DATA EXCERPT:

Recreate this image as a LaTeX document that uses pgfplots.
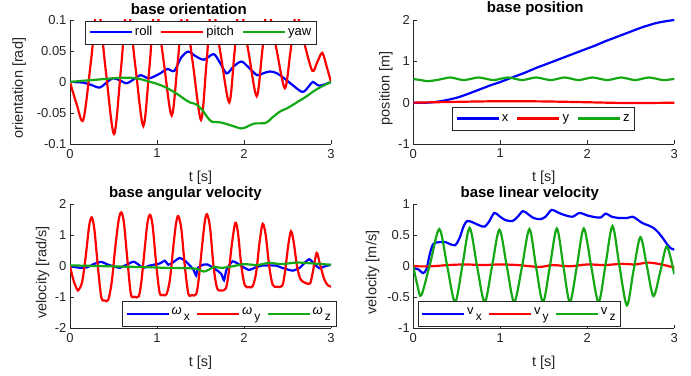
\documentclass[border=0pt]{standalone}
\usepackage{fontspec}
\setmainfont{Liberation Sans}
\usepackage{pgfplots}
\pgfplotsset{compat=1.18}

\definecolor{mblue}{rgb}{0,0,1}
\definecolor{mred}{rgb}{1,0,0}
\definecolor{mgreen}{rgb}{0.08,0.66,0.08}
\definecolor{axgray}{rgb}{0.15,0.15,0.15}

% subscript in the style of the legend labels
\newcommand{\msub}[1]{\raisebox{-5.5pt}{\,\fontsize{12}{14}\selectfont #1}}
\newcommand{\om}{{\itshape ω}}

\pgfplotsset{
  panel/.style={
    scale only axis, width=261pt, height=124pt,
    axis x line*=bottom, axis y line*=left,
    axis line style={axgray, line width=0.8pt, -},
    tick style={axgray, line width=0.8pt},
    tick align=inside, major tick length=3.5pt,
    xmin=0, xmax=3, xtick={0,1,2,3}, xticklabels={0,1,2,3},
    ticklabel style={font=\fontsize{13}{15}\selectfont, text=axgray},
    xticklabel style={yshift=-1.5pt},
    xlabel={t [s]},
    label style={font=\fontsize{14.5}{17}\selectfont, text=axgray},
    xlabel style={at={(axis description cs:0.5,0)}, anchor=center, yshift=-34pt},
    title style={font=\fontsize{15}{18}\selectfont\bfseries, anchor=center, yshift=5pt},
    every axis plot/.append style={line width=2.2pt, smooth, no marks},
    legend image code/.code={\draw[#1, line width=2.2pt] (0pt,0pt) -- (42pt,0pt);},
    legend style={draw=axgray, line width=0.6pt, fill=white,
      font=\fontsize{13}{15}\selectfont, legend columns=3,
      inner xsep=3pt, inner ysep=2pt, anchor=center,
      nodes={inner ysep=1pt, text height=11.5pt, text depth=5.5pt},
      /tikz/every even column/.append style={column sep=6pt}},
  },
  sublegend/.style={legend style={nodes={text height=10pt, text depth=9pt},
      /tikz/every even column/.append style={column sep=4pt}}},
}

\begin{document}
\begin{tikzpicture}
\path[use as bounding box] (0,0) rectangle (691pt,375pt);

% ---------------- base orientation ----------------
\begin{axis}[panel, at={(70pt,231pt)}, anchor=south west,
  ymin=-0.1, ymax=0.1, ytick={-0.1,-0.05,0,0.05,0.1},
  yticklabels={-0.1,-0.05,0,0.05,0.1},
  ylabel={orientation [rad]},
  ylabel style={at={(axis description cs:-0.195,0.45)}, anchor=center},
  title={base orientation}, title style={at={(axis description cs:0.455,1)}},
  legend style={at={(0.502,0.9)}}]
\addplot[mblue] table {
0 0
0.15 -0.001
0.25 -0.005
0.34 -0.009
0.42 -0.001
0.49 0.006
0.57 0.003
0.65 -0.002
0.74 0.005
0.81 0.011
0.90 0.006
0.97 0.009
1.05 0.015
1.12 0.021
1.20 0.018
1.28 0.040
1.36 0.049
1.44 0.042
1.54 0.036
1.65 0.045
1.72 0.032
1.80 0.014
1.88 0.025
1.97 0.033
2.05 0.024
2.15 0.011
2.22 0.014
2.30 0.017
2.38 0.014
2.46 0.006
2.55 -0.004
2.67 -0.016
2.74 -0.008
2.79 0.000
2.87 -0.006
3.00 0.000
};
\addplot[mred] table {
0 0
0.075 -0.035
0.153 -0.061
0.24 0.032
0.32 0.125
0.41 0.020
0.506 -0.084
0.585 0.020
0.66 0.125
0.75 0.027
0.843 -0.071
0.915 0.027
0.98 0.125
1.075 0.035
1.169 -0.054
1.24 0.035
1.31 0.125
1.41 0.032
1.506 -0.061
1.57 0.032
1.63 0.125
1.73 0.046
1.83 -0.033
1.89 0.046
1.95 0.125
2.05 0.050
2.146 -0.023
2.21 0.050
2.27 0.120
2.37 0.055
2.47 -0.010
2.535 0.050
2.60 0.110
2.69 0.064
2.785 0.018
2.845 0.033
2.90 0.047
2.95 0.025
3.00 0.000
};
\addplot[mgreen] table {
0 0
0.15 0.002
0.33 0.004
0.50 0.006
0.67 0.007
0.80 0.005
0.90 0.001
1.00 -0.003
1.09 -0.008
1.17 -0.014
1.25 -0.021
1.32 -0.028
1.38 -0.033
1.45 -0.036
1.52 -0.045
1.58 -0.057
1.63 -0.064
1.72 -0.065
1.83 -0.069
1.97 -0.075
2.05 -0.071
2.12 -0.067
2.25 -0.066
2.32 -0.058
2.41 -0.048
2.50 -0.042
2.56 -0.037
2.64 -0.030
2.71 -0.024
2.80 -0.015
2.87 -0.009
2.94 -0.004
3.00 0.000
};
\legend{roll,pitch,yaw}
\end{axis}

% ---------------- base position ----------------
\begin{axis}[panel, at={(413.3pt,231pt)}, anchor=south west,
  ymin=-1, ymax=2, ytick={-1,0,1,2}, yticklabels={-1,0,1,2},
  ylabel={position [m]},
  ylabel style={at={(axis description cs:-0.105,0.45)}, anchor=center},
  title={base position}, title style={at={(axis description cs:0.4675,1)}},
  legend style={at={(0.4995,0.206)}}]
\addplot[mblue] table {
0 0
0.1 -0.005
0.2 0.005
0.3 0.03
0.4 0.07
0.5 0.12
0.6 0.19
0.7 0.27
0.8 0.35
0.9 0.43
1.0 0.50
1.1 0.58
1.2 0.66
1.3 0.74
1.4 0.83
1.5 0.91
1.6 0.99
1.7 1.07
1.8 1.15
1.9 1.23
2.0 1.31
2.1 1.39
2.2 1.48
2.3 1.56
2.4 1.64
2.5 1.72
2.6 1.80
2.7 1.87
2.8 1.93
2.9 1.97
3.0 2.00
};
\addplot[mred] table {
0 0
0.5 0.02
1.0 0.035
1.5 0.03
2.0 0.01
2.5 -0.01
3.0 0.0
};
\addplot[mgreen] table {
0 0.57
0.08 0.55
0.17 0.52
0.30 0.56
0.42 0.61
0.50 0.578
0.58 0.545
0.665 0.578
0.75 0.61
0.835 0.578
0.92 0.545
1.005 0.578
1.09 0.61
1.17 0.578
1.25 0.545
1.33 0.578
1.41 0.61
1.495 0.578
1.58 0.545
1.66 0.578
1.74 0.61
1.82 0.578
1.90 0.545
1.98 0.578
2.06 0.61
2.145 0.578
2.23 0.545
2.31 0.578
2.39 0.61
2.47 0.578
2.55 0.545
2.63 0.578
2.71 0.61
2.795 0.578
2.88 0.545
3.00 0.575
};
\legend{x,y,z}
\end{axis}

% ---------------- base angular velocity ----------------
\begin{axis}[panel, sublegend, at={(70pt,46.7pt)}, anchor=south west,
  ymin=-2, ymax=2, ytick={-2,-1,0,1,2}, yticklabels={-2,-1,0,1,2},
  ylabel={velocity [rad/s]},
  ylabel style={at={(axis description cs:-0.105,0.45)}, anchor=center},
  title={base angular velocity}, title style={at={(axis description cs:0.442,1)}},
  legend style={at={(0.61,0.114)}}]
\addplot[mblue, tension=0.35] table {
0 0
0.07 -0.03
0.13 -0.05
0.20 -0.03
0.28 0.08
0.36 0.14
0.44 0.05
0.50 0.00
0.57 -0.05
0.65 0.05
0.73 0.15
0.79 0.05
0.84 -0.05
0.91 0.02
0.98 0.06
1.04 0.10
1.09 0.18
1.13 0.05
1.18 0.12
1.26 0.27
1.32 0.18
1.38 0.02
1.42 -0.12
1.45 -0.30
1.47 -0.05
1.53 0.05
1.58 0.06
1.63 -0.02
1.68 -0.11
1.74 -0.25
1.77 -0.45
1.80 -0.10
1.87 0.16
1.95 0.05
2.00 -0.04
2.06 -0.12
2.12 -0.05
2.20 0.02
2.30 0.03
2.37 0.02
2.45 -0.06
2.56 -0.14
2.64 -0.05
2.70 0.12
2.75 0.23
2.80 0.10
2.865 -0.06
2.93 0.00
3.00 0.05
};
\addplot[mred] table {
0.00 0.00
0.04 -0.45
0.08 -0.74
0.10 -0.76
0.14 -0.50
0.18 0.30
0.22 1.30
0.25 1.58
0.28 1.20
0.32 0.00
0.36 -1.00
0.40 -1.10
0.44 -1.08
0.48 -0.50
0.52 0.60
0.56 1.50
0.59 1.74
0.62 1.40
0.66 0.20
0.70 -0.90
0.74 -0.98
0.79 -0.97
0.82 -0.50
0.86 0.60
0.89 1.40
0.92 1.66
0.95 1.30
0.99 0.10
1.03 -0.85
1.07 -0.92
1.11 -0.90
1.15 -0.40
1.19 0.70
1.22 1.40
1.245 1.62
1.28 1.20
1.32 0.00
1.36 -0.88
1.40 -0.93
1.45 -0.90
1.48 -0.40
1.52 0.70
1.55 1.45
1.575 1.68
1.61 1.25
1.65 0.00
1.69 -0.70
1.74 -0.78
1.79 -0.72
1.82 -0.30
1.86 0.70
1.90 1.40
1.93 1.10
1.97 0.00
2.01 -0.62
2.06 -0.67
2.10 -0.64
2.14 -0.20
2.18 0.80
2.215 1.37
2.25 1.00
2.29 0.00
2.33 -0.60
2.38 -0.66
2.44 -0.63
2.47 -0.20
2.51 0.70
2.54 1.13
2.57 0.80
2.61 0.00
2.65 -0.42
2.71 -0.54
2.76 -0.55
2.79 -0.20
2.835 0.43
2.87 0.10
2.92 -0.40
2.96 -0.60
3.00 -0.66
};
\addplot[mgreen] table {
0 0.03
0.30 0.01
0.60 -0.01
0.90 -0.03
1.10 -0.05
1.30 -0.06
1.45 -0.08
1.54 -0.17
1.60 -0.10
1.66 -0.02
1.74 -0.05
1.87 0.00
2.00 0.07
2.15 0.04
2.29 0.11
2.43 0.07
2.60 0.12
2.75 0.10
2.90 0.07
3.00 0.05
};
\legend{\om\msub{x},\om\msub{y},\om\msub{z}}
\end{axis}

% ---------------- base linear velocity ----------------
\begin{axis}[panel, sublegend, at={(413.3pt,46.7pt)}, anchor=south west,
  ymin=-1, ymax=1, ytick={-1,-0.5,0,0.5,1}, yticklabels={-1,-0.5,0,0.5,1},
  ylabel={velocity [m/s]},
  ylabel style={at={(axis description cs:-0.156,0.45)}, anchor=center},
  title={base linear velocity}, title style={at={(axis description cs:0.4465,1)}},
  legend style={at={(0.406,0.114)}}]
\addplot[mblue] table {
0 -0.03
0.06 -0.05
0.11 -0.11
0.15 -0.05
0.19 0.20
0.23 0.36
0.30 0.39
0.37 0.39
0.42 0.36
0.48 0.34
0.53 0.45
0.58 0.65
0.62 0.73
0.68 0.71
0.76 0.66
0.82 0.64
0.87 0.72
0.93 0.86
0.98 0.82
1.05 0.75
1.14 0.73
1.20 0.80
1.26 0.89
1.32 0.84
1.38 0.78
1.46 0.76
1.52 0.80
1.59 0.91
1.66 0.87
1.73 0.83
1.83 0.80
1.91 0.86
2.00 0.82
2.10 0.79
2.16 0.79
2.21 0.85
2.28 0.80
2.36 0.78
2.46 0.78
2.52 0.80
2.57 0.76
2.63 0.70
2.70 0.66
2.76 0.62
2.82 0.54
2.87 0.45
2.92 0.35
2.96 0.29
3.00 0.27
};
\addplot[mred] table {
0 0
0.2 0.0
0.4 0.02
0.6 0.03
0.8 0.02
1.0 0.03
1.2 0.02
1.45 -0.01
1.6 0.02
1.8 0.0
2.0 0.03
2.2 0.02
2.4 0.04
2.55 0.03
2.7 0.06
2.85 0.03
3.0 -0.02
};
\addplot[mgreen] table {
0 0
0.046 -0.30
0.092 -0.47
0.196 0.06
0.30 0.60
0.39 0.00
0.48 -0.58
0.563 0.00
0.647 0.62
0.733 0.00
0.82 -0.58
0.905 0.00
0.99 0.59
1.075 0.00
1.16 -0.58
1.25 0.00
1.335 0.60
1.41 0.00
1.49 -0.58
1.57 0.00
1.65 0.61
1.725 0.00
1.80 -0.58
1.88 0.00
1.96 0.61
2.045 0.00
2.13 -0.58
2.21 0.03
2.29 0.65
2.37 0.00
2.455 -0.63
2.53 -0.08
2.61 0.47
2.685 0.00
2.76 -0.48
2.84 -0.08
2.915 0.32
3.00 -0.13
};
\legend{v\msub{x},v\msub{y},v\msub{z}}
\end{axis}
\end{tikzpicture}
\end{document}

WRITTEN REQUEST:
Please reproduce the listing exactly from its opening line through the line that contains "(0,0) rectangle (691pt,375pt);", both included, with all pictures omitted.

FINISHED ANSWER:
Recreate this image as a LaTeX document that uses pgfplots.
\documentclass[border=0pt]{standalone}
\usepackage{fontspec}
\setmainfont{Liberation Sans}
\usepackage{pgfplots}
\pgfplotsset{compat=1.18}

\definecolor{mblue}{rgb}{0,0,1}
\definecolor{mred}{rgb}{1,0,0}
\definecolor{mgreen}{rgb}{0.08,0.66,0.08}
\definecolor{axgray}{rgb}{0.15,0.15,0.15}

% subscript in the style of the legend labels
\newcommand{\msub}[1]{\raisebox{-5.5pt}{\,\fontsize{12}{14}\selectfont #1}}
\newcommand{\om}{{\itshape ω}}

\pgfplotsset{
  panel/.style={
    scale only axis, width=261pt, height=124pt,
    axis x line*=bottom, axis y line*=left,
    axis line style={axgray, line width=0.8pt, -},
    tick style={axgray, line width=0.8pt},
    tick align=inside, major tick length=3.5pt,
    xmin=0, xmax=3, xtick={0,1,2,3}, xticklabels={0,1,2,3},
    ticklabel style={font=\fontsize{13}{15}\selectfont, text=axgray},
    xticklabel style={yshift=-1.5pt},
    xlabel={t [s]},
    label style={font=\fontsize{14.5}{17}\selectfont, text=axgray},
    xlabel style={at={(axis description cs:0.5,0)}, anchor=center, yshift=-34pt},
    title style={font=\fontsize{15}{18}\selectfont\bfseries, anchor=center, yshift=5pt},
    every axis plot/.append style={line width=2.2pt, smooth, no marks},
    legend image code/.code={\draw[#1, line width=2.2pt] (0pt,0pt) -- (42pt,0pt);},
    legend style={draw=axgray, line width=0.6pt, fill=white,
      font=\fontsize{13}{15}\selectfont, legend columns=3,
      inner xsep=3pt, inner ysep=2pt, anchor=center,
      nodes={inner ysep=1pt, text height=11.5pt, text depth=5.5pt},
      /tikz/every even column/.append style={column sep=6pt}},
  },
  sublegend/.style={legend style={nodes={text height=10pt, text depth=9pt},
      /tikz/every even column/.append style={column sep=4pt}}},
}

\begin{document}
\begin{tikzpicture}
\path[use as bounding box] (0,0) rectangle (691pt,375pt);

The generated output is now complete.